映画「わたしは光をにぎっている」では再開発に伴う東京の下町を描いていた。街は変わる。そこにいる人達の中には去っていく人もいる。でもそこにある記憶や人々の生きた証はずっと残るはずだ。
サンフランシスコに対する愛や憎しみも含めて、街を愛することだとジミーはバスの中で話していた。
街を出ていくことは負けじゃない。
コロナ禍により人口密度の多い地域の地価は下落している。今後もこのトレンドは続くのではないか。インターネットの普及により、仕事はオンラインでやれることも多くなってきた。
これによりサンフランシスコもまた変わっていくのかもしれない。また、ジミーが戻れる日が来るのかもしれない。
「パラサイト」で描かれる格差社会。それはサンフランシスコでもジェントリフィケーションという形で表れている。
しかし、少し違うのはもともとそこが富裕層の住む街ではなかったということ。「ラストブラックマン・イン・サンフランシスコ」で描かれるジミーは住んでいた街を追われる立場として描かれる。
ジミーはもともと住んでいた家に戻りたいだけだ。そしてこの映画の肝は貧困の問題でもない。
サンフランシスコの人々の移り変わりを説明していたけれど、もともとは日系人が住んでいて、戦争の後に黒人が多く入るようになった。
そして今、シリコンバレーで働く人々が入っている。つねに街は変化をしているし、そこに住む人々も変わっていく。その環境に適応できずにもがいているのがジミーなのだ。
ラストはついにジミーは街に別れを告げる。
彼は後ろ向きに出て行ったわけではない。前を向くために出て行ったのだ。
そんなノスタルジックな感傷に浸れる叙述的な映画でもあり、霧がかかったように希望がないようでもある映画が「ラストブラックマン・イン・サンフランシスコ」だ。

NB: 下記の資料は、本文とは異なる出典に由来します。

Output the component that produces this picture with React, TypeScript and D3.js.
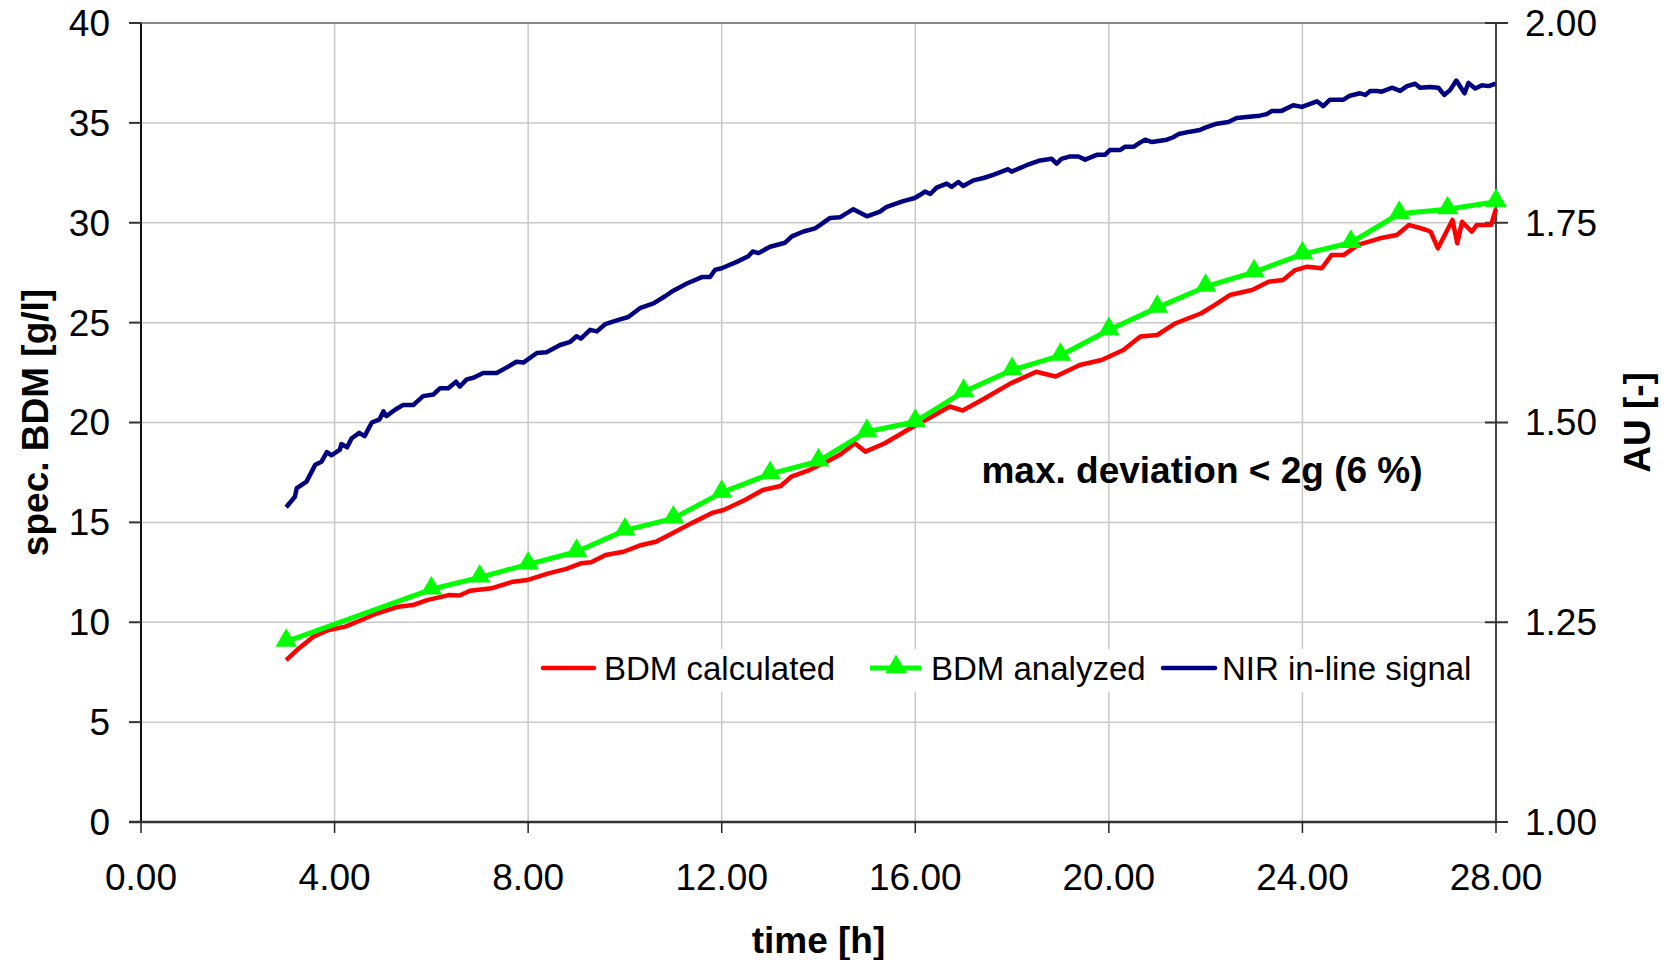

映画「ラストブラックマン・イン・サンフランシスコ」を観たならこれもおすすめ
わたしは光をにぎっている
「わたしは光をにぎっている」は2020年の日本の映画。
再開発による取り壊しが間近に迫った地域を舞台で起こる人間ドラマ。 何かが変わったりなくなったりしたときに、さみしい気持ちになることあるけれど、それを受け入れてどう進むかが大事。 ソレはなくなっても言葉や心、光は残る。
スイス・アーミー・マン
「スイス・アーミー・マン」は、A24が手掛けた映画。
海に打ち上げられた死体がアーミーナイフのようにいろんな機能をもっていて、死体を利用してサバイバル生活を生き抜くという話の流れも意味不明だし、その過程で見せられる死体との恋物語もなかなか奇怪な話と言わざるを得ない。
どこに魅力があるかというと、一見ふざけた流れに見えるも根底に流れるテーマ性と惹きつけられる音楽、美しい映像の融合にある。
意味が分からないといって途中で投げ出した人はもう一度観て欲しい。
クセになるうまみがそこにあるから。